A signal processing model is presented for acoustic sensors on ground and unmanned aerial vehicles
(UAV). Such sensors normally experience more flow noise than stationary sensors, because moving
platforms must vary their velocity to accomplish their missions. In the case of the UAV, this includes
sufficient speed to remain airborne. Unfortunately, high airflow speeds over the sensor cause turbulence
noise that tends to confound the acoustic detection of signals from sources of interest on the ground. This
model transforms the fluctuations in the magnitudes and the phase angles of signals and turbulence noise.

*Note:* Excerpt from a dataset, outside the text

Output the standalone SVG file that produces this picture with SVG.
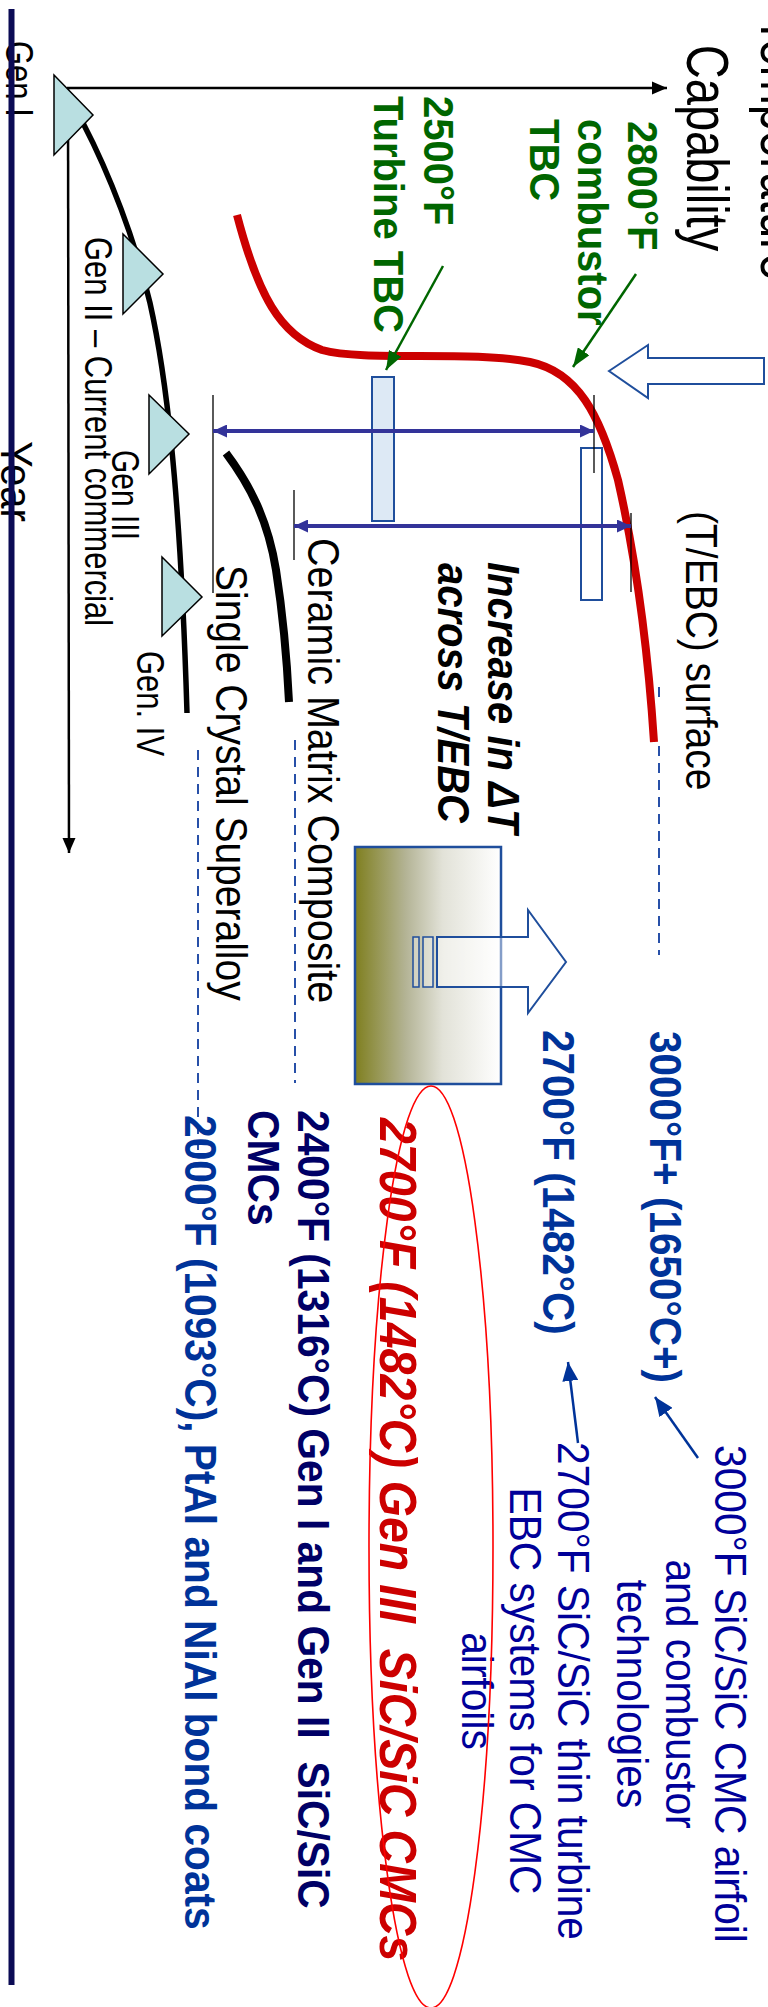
<svg xmlns="http://www.w3.org/2000/svg" width="768" height="2007" viewBox="0 0 768 2007">
<style>
text{font-family:"Liberation Sans",Arial,sans-serif}
.b{font-weight:bold}
.i{font-style:italic}
.pre{white-space:pre}
.tri{fill:#b9dfe1;stroke:#000;stroke-width:1.5}
.dash{fill:none;stroke:#2850a8;stroke-width:2;stroke-dasharray:10 7}
.thin{fill:none;stroke:#000;stroke-width:1.3}
.dim{fill:none;stroke:#333399;stroke-width:4}
.bl{fill:none;stroke:#003399;stroke-width:2.5}
.gr{fill:none;stroke:#006600;stroke-width:2.5}
</style>
<defs>
<marker id="ak" markerUnits="userSpaceOnUse" markerWidth="16" markerHeight="14" refX="15" refY="7" orient="auto"><path d="M0,0.5 L15,7 L0,13.5 z" fill="#000"/></marker>
<marker id="ag" markerUnits="userSpaceOnUse" markerWidth="20" markerHeight="14" refX="19" refY="7" orient="auto"><path d="M0,0 L19,7 L0,14 z" fill="#006600"/></marker>
<marker id="ad" markerUnits="userSpaceOnUse" markerWidth="15" markerHeight="13" refX="14" refY="6.5" orient="auto-start-reverse"><path d="M0,0 L14,6.5 L0,13 z" fill="#333399"/></marker>
<marker id="ab" markerUnits="userSpaceOnUse" markerWidth="20" markerHeight="16" refX="19" refY="8" orient="auto"><path d="M0,0 L19,8 L0,16 z" fill="#003399"/></marker>
<linearGradient id="grad" x1="0" y1="0" x2="1" y2="0">
<stop offset="0" stop-color="#7f7f1f"/>
<stop offset="0.35" stop-color="#b4b496"/>
<stop offset="0.6" stop-color="#e2e2d8"/>
<stop offset="1" stop-color="#ffffff"/>
</linearGradient>
</defs>

<!-- axis labels -->
<g id="axis-labels">
<text transform="translate(761,148) rotate(90) scale(1,1.25)" text-anchor="middle" font-size="47">Temperature</text>
<text transform="translate(687,148) rotate(90) scale(1,1.25)" text-anchor="middle" font-size="47">Capability</text>
<text transform="translate(1,441) rotate(90) scale(1,1.1)" font-size="40">Year</text>
</g>

<!-- curves and coating shapes -->
<g id="gen-curve">
<path d="M83,123 C110,175 135,240 150,303 C165,370 180,480 187,713" fill="none" stroke="#000" stroke-width="5.5"/>
</g>
<g id="cmc-curve">
<path d="M226,453 C250,485 268,520 276,570 C283,615 287,660 289,702" fill="none" stroke="#000" stroke-width="8"/>
</g>
<g id="tebc-curve">
<path d="M237,215 C258,295 280,335 322,350 C365,362 470,350 530,362 C578,372 600,415 618,480 C635,555 648,650 654,742" fill="none" stroke="#cc0000" stroke-width="8"/>
</g>

<g id="coating-bars">
<rect x="372" y="377" width="22" height="144" fill="#dde9f5" stroke="#1f4e9c" stroke-width="2"/>
<rect x="581" y="448" width="21" height="152" fill="none" stroke="#1f4e9c" stroke-width="2"/>
</g>

<g id="connectors">
<line x1="67" y1="88" x2="667" y2="88" stroke="#000" stroke-width="2.5" marker-end="url(#ak)"/>
<line x1="68" y1="88" x2="69" y2="853" stroke="#000" stroke-width="2.5" marker-end="url(#ak)"/>
<line class="gr" x1="636" y1="274" x2="573" y2="367" marker-end="url(#ag)"/>
<line class="gr" x1="443" y1="266" x2="386" y2="370" marker-end="url(#ag)"/>
<line class="thin" x1="213" y1="395" x2="213" y2="593"/>
<line class="thin" x1="594" y1="395" x2="594" y2="473"/>
<line class="thin" x1="294" y1="490" x2="294" y2="560"/>
<line class="thin" x1="631" y1="513" x2="631" y2="592"/>
<line class="dim" x1="213" y1="431" x2="594" y2="431" marker-start="url(#ad)" marker-end="url(#ad)"/>
<line class="dim" x1="294" y1="526" x2="631" y2="526" marker-start="url(#ad)" marker-end="url(#ad)"/>
<line class="dash" x1="198" y1="750" x2="198" y2="1150"/>
<line class="dash" x1="295" y1="740" x2="295" y2="1083"/>
<line class="dash" x1="659" y1="746" x2="659" y2="955"/>
<line x1="659" y1="687" x2="659" y2="697" stroke="#2850a8" stroke-width="2"/>
<line class="bl" x1="698" y1="1458" x2="655" y2="1397" marker-end="url(#ab)"/>
<line class="bl" x1="578" y1="1443" x2="568" y2="1362" marker-end="url(#ab)"/>
</g>

<!-- generation triangles -->
<g id="gen-triangles">
<polygon class="tri" points="54,75 93,115 54,155"/>
<polygon class="tri" points="123,234 163,274 123,314"/>
<polygon class="tri" points="149,395 189,434 149,474"/>
<polygon class="tri" points="162,557 202,597 162,636"/>
</g>

<g id="heat-arrow-top">
<path d="M609,371 L648,345 L648,358 L764,358 L764,384 L648,384 L648,398 Z" fill="#fff" stroke="#1f4e9c" stroke-width="2"/>
</g>

<g id="gradient-box">
<rect x="355" y="847" width="146" height="237" fill="url(#grad)" stroke="#1f4e9c" stroke-width="2.5"/>
<path d="M437,937 L528,937 L528,910 L566,962 L528,1013 L528,987 L437,987 Z" fill="#fff" fill-opacity="0.45" stroke="#1f4e9c" stroke-width="2"/>
<rect x="413" y="937" width="6" height="50" fill="#fff" fill-opacity="0.3" stroke="#1f4e9c" stroke-width="1.5"/>
<rect x="423" y="937" width="10" height="50" fill="#fff" fill-opacity="0.3" stroke="#1f4e9c" stroke-width="1.5"/>
</g>

<!-- labels -->
<g id="tbc-labels" fill="#006600" class="b">
<text class="b" transform="translate(628,121) rotate(90) scale(1,1.05)" font-size="40">2800°F</text>
<text class="b" transform="translate(578,119) rotate(90) scale(1,1.05)" font-size="40">combustor</text>
<text class="b" transform="translate(530,119) rotate(90) scale(1,1.05)" font-size="40">TBC</text>
<text class="b" transform="translate(424,96) rotate(90) scale(1,1.05)" font-size="40">2500°F</text>
<text class="b" transform="translate(374,96) rotate(90) scale(1,1.05)" font-size="40">Turbine TBC</text>
</g>

<g id="gen-labels">
<text transform="translate(6,41) rotate(90) scale(1,1.28)" font-size="31">Gen I</text>
<text transform="translate(85,237) rotate(90) scale(1,1.28)" font-size="31">Gen II – Current commercial</text>
<text transform="translate(112,450) rotate(90) scale(1,1.28)" font-size="30">Gen III</text>
<text transform="translate(137,651) rotate(90) scale(1,1.28)" font-size="31">Gen. IV</text>
</g>

<g id="material-labels">
<text transform="translate(686,511) rotate(90) scale(1,1.15)" font-size="39">(T/EBC) surface</text>
<text class="b i" transform="translate(488,562) rotate(90) scale(1,1.1)" font-size="40">Increase in ΔT</text>
<text class="b i" transform="translate(438,563) rotate(90) scale(1,1.1)" font-size="40">across T/EBC</text>
<text transform="translate(308,538) rotate(90) scale(1,1.13)" font-size="39.5">Ceramic Matrix Composite</text>
<text transform="translate(216,565) rotate(90) scale(1,1.13)" font-size="39">Single Crystal Superalloy</text>
</g>

<g id="temp-labels">
<text class="b" fill="#003399" transform="translate(650,1031) rotate(90) scale(1,1.1)" font-size="40.5">3000°F+ (1650°C+)</text>
<text class="b" fill="#003399" transform="translate(543,1030) rotate(90) scale(1,1.1)" font-size="40.5">2700°F (1482°C)</text>
<text class="b i pre" fill="#cc0000" transform="translate(380,1118) rotate(90) scale(1,1.1)" font-size="46.5">2700°F (1482°C) Gen III  SiC/SiC CMCs</text>
<text class="b pre" fill="#000066" transform="translate(298,1110) rotate(90) scale(1,1.1)" font-size="40.8">2400°F (1316°C) Gen I and Gen II  SiC/SiC</text>
<text class="b" fill="#000066" transform="translate(248,1110) rotate(90) scale(1,1.1)" font-size="40.8">CMCs</text>
<text class="b" fill="#003399" transform="translate(185,1115) rotate(90) scale(1,1.1)" font-size="40.7">2000°F (1093°C), PtAl and NiAl bond coats</text>
</g>

<g id="note-labels" fill="#000099">
<text transform="translate(715,1694) rotate(90) scale(1,1.1)" text-anchor="middle" font-size="40.7">3000°F SiC/SiC CMC airfoil</text>
<text transform="translate(666,1694) rotate(90) scale(1,1.1)" text-anchor="middle" font-size="40.7">and combustor</text>
<text transform="translate(617,1694) rotate(90) scale(1,1.1)" text-anchor="middle" font-size="40.7">technologies</text>
<text transform="translate(558,1691) rotate(90) scale(1,1.1)" text-anchor="middle" font-size="40.7">2700°F SiC/SiC thin turbine</text>
<text transform="translate(510,1691) rotate(90) scale(1,1.1)" text-anchor="middle" font-size="40.7">EBC systems for CMC</text>
<text transform="translate(462,1691) rotate(90) scale(1,1.1)" text-anchor="middle" font-size="40.7">airfoils</text>
</g>

<g id="highlight-ellipse">
<ellipse cx="431" cy="1547" rx="62" ry="461" fill="none" stroke="#ff0000" stroke-width="1.6"/>
</g>

<g id="frame-line">
<line x1="11.5" y1="9" x2="11.5" y2="1985" stroke="#0b0b55" stroke-width="6"/>
</g>
</svg>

The temporal coherences of the signals are improved to the point where detections can be made
unambiguously, and be based on temporal coherence rather than on the signal-to-noise ratio, which is the
customary way to detect signals. Additionally, because the flow noise is temporally incoherent, it is easily
discriminated against. The model transforms phase and amplitude fluctuations in a such a manner that the
temporal coherences of the signals are increased. This makes them more easily exploited to achieve signal
processing gains, such as increases in signal-to-noise ratio and automatic detection. The rationale for this
model is that both signal and noise posses magnitude, but only signals posses temporal coherence. Two
transformations are presented herein. One transforms the phase angles, and the other one transforms the
spectral amplitudes. The transformations give the amplitudes and phase angles similar exploitable
coherence characteristics, while the corresponding noise incoherence is easily attenuated.